Ms. Robinson's five years in office as U.N. High Commissioner for Human Rights often have been controversial. She has won the admiration of activists for speaking up on behalf of victims of human rights abuse. At the same time, her outspoken criticism of allegedly abusive governments has gained her some powerful enemies in many parts of the world.
Ms. Robinson says her job has not always been easy, but says she is proud of the role her small office has played in setting up projects to improve human rights standards in countries such as China, Cambodia and East Timor.
"I am very grateful that, at the end of five years in a difficult, but in an office that it is a great privilege to hold, that I have this combination of an inner peace," she said. "And, I feel very energized, provided I get that holiday, which I intend to take. I feel very energized and very happy about the future."
Ms. Robinson steps down as U.N. High Commissioner on the first anniversary of the September 11 terrorist attacks in the United States. She calls this event an appalling crime against humanity. But she says she is afraid many countries are using the war against terrorism as an excuse to crack down on their opponents.
Ms. Robinson says the project she is starting will work to make sure governments put into practice international human rights treaties they have signed.
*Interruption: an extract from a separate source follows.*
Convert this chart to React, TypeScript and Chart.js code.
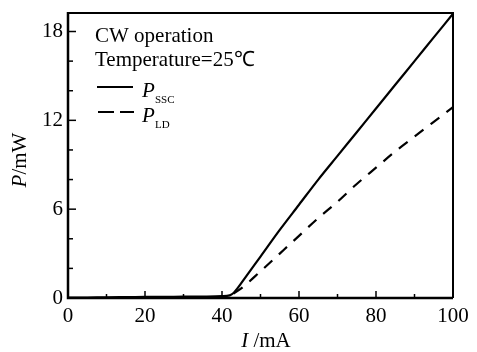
import React, { useEffect, useRef } from "react";
import { Chart, registerables } from "chart.js";

Chart.register(...registerables);

const currentSSC = [0, 5, 10, 15, 20, 25, 30, 35, 40, 42, 43, 44, 45, 50, 55, 60, 65, 70, 75, 80, 85, 90, 95, 100];
const powerSSC = [0.02, 0.03, 0.05, 0.06, 0.07, 0.08, 0.09, 0.1, 0.12, 0.18, 0.34, 0.65, 1.0, 2.8, 4.6, 6.3, 8.0, 9.6, 11.2, 12.8, 14.4, 16.0, 17.6, 19.2];
const currentLD = [43, 45, 50, 55, 60, 65, 70, 75, 80, 85, 90, 95, 100];
const powerLD = [0.3, 0.65, 1.8, 3.0, 4.2, 5.4, 6.5, 7.7, 8.8, 9.9, 10.9, 11.9, 12.9];
const yMajorTicks = [0, 6, 12, 18];
const xMajorTicks = [0, 20, 40, 60, 80, 100];
const legendLines = ["CW operation", "Temperature=25\u2103"];

const SERIF = '"Liberation Serif", "Times New Roman", serif';

const decorPlugin = {
  id: "decor",
  afterDraw(chart: any) {
    const ctx = chart.ctx as CanvasRenderingContext2D;
    const { left, right, top, bottom } = chart.chartArea;
    const xs = chart.scales.x;
    const ys = chart.scales.y;
    ctx.save();
    ctx.strokeStyle = "#000";
    ctx.fillStyle = "#000";
    // frame
    ctx.lineWidth = 2;
    ctx.beginPath();
    ctx.moveTo(left, top);
    ctx.lineTo(right, top);
    ctx.lineTo(right, bottom);
    ctx.stroke();
    ctx.lineWidth = 2.5;
    ctx.beginPath();
    ctx.moveTo(left, top - 1);
    ctx.lineTo(left, bottom);
    ctx.lineTo(right, bottom);
    ctx.stroke();
    // ticks
    ctx.lineWidth = 1.5;
    for (let v = 2; v <= 18; v += 2) {
      const y = ys.getPixelForValue(v);
      const len = v % 6 === 0 ? 8 : 5;
      ctx.beginPath();
      ctx.moveTo(left, y);
      ctx.lineTo(left + len, y);
      ctx.stroke();
    }
    for (let v = 10; v < 100; v += 10) {
      const x = xs.getPixelForValue(v);
      const len = v % 20 === 0 ? 7 : 4;
      ctx.beginPath();
      ctx.moveTo(x, bottom);
      ctx.lineTo(x, bottom - len);
      ctx.stroke();
    }
    // legend text
    ctx.font = `21px ${SERIF}`;
    ctx.textAlign = "left";
    ctx.textBaseline = "alphabetic";
    ctx.fillText(legendLines[0], 95, 42);
    ctx.fillText(legendLines[1], 95, 66);
    // legend samples
    ctx.lineWidth = 2;
    ctx.beginPath();
    ctx.moveTo(97, 87);
    ctx.lineTo(133, 87);
    ctx.stroke();
    ctx.setLineDash([16, 6]);
    ctx.beginPath();
    ctx.moveTo(98, 112);
    ctx.lineTo(134, 112);
    ctx.stroke();
    ctx.setLineDash([]);
    ctx.font = `italic 21px ${SERIF}`;
    ctx.fillText("P", 142, 97);
    ctx.fillText("P", 142, 122);
    ctx.font = `11px ${SERIF}`;
    ctx.fillText("SSC", 155, 103);
    ctx.fillText("LD", 155, 128);
    // x title
    ctx.font = `italic 21px ${SERIF}`;
    const iW = ctx.measureText("I ").width;
    ctx.font = `21px ${SERIF}`;
    const restW = ctx.measureText("/mA").width;
    let sx = 266 - (iW + restW) / 2;
    ctx.font = `italic 21px ${SERIF}`;
    ctx.fillText("I ", sx, 347);
    ctx.font = `21px ${SERIF}`;
    ctx.fillText("/mA", sx + iW, 347);
    // y title
    ctx.translate(26, 160);
    ctx.rotate(-Math.PI / 2);
    ctx.font = `italic 21px ${SERIF}`;
    const pW = ctx.measureText("P").width;
    ctx.font = `21px ${SERIF}`;
    const mW = ctx.measureText("/mW").width;
    sx = -(pW + mW) / 2;
    ctx.font = `italic 21px ${SERIF}`;
    ctx.fillText("P", sx, 0);
    ctx.font = `21px ${SERIF}`;
    ctx.fillText("/mW", sx + pW, 0);
    ctx.restore();
  },
};

export default function App() {
  const ref = useRef<HTMLCanvasElement>(null);
  useEffect(() => {
    document.body.style.margin = "0";
    const canvas = ref.current!;
    const chart = new Chart(canvas, {
      type: "line",
      data: {
        datasets: [
          {
            label: "P_SSC",
            data: currentSSC.map((x, i) => ({ x, y: powerSSC[i] })),
            borderColor: "#000",
            borderWidth: 2.2,
            pointRadius: 0,
            cubicInterpolationMode: "monotone",
            fill: false,
          },
          {
            label: "P_LD",
            data: currentLD.map((x, i) => ({ x, y: powerLD[i] })),
            borderColor: "#000",
            borderWidth: 2.2,
            borderDash: [11, 9],
            pointRadius: 0,
            cubicInterpolationMode: "monotone",
            fill: false,
          },
        ],
      },
      options: {
        responsive: false,
        animation: false,
        layout: { padding: { left: 0, top: 13, right: 24, bottom: 0 } },
        plugins: { legend: { display: false }, tooltip: { enabled: false } },
        scales: {
          x: {
            type: "linear",
            min: 0,
            max: 100,
            grid: { display: false, drawTicks: false },
            border: { display: false },
            afterBuildTicks: (s: any) => {
              s.ticks = xMajorTicks.map((v) => ({ value: v }));
            },
            afterFit: (s: any) => {
              s.height = 54;
              s.paddingLeft = 0;
              s.paddingRight = 0;
            },
            ticks: {
              color: "#000",
              font: { family: SERIF, size: 21 },
              padding: 6,
              maxRotation: 0,
              autoSkip: false,
            },
          },
          y: {
            type: "linear",
            min: 0,
            max: 19.25,
            grid: { display: false, drawTicks: false },
            border: { display: false },
            afterBuildTicks: (s: any) => {
              s.ticks = yMajorTicks.map((v) => ({ value: v }));
            },
            afterFit: (s: any) => {
              s.width = 68;
              s.paddingTop = 0;
              s.paddingBottom = 0;
            },
            ticks: {
              color: "#000",
              font: { family: SERIF, size: 21 },
              padding: 5,
              autoSkip: false,
            },
          },
        },
      },
      plugins: [decorPlugin],
    } as any);
    return () => chart.destroy();
  }, []);
  return <canvas ref={ref} width={477} height={352} style={{ display: "block", width: 477, height: 352 }} />;
}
Another aspect of the project is to provide developing countries with the money they need to build national systems to protect human rights. She says the project will begin in Africa.
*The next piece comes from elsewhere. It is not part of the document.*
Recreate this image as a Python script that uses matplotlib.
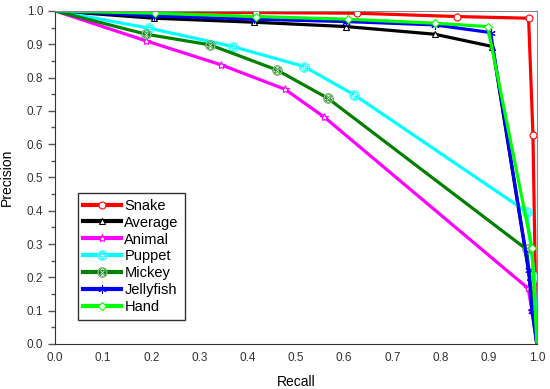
import numpy as np
import matplotlib.pyplot as plt
from matplotlib.ticker import MultipleLocator

plt.rcParams['font.family'] = ['Liberation Sans', 'DejaVu Sans']

# recall / precision pairs
snake_r = [0.0, 0.208, 0.417, 0.627, 0.835, 0.983, 0.992, 0.997, 1.0]
snake_p = [1.0, 0.997, 0.995, 0.993, 0.983, 0.978, 0.628, 0.20, 0.0]

avg_r = [0.0, 0.206, 0.413, 0.604, 0.788, 0.908, 0.985, 1.0]
avg_p = [1.0, 0.978, 0.966, 0.953, 0.930, 0.893, 0.20, 0.0]

animal_r = [0.0, 0.189, 0.345, 0.477, 0.559, 0.982, 0.99, 1.0]
animal_p = [1.0, 0.910, 0.838, 0.765, 0.681, 0.167, 0.10, 0.0]

puppet_r = [0.0, 0.196, 0.369, 0.517, 0.621, 0.979, 0.995, 1.0]
puppet_p = [1.0, 0.948, 0.893, 0.833, 0.748, 0.397, 0.20, 0.0]

mickey_r = [0.0, 0.189, 0.322, 0.460, 0.566, 0.979, 1.0]
mickey_p = [1.0, 0.930, 0.898, 0.823, 0.738, 0.284, 0.0]

jelly_r = [0.0, 0.206, 0.413, 0.604, 0.788, 0.904, 0.983, 0.99, 1.0]
jelly_p = [1.0, 0.985, 0.975, 0.968, 0.958, 0.935, 0.222, 0.10, 0.0]

hand_r = [0.0, 0.208, 0.417, 0.608, 0.788, 0.898, 0.99, 1.0]
hand_p = [1.0, 0.993, 0.983, 0.975, 0.963, 0.953, 0.288, 0.006]

series = [
    ('Snake', snake_r, snake_p, '#ff0000', 'o', 5),
    ('Average', avg_r, avg_p, '#000000', '^', 5),
    ('Animal', animal_r, animal_p, '#ff00ff', '*', 6),
    ('Puppet', puppet_r, puppet_p, '#00ffff', '$\\oplus$', 7),
    ('Mickey', mickey_r, mickey_p, '#008000', '$\\otimes$', 7),
    ('Jellyfish', jelly_r, jelly_p, '#0000ff', (6, 2, 0), 6),
    ('Hand', hand_r, hand_p, '#00ff00', 'D', 4.5),
]

fig = plt.figure(figsize=(5.5, 3.89), dpi=100)
ax = fig.add_axes([0.1, 0.1157, 0.876, 0.8563])

for name, r, p, col, mk, ms in series:
    mec = '#3a9a3a' if name == 'Mickey' else col
    mew = 0.5 if isinstance(mk, str) and mk.startswith('$') else 0.8
    ax.plot(r, p, color=col, lw=2.3, marker=mk, ms=ms, mfc='white',
            mec=mec, mew=mew, markevery=slice(1, -1), label=name)

ax.set_xlim(0, 1.0)
ax.set_ylim(0, 1.0)
ax.xaxis.set_major_locator(MultipleLocator(0.1))
ax.yaxis.set_major_locator(MultipleLocator(0.1))
ax.yaxis.set_minor_locator(MultipleLocator(0.05))
ax.xaxis.set_major_formatter(plt.FormatStrFormatter('%.1f'))
ax.yaxis.set_major_formatter(plt.FormatStrFormatter('%.1f'))
ax.tick_params(axis='y', which='major', direction='out', length=5, width=1,
               labelsize=8.5, labelcolor='#333333', color='#555555')
ax.tick_params(axis='y', which='minor', direction='out', length=3, width=1, color='#555555')
ax.tick_params(axis='x', which='major', length=0, pad=6, labelsize=8.5, labelcolor='#333333')

for s in ['top', 'right']:
    ax.spines[s].set_color('#888888')
for s in ['left', 'bottom']:
    ax.spines[s].set_color('#333333')

ax.set_xlabel('Recall', fontsize=10, labelpad=8)
ax.set_ylabel('Precision', fontsize=10, labelpad=9)

leg = ax.legend(loc='lower left', bbox_to_anchor=(0.047, 0.072), fontsize=10.5,
                fancybox=False, edgecolor='#333333', framealpha=1,
                handlelength=2.6, handletextpad=0.2, labelspacing=0.2,
                borderpad=0.4, borderaxespad=0)
for line in leg.get_lines():
    line.set_linewidth(3)
leg.get_frame().set_linewidth(1)

fig.savefig('out.png', dpi=100)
"I think it is a reality that really no African countries can prioritize in domestic spending, strengthening their administration of justice, rule of law, because they have to pay the debt, they have to combat HIV/AIDS, they have to feed, clothe, build an infrastructure, etc.," she said. "So, I want to harness more resources in the North, in the developed world, from universities, foundations, bar associations."
The outgoing high commissioner says governments and civil societies must work together to see that peoples' rights are protected.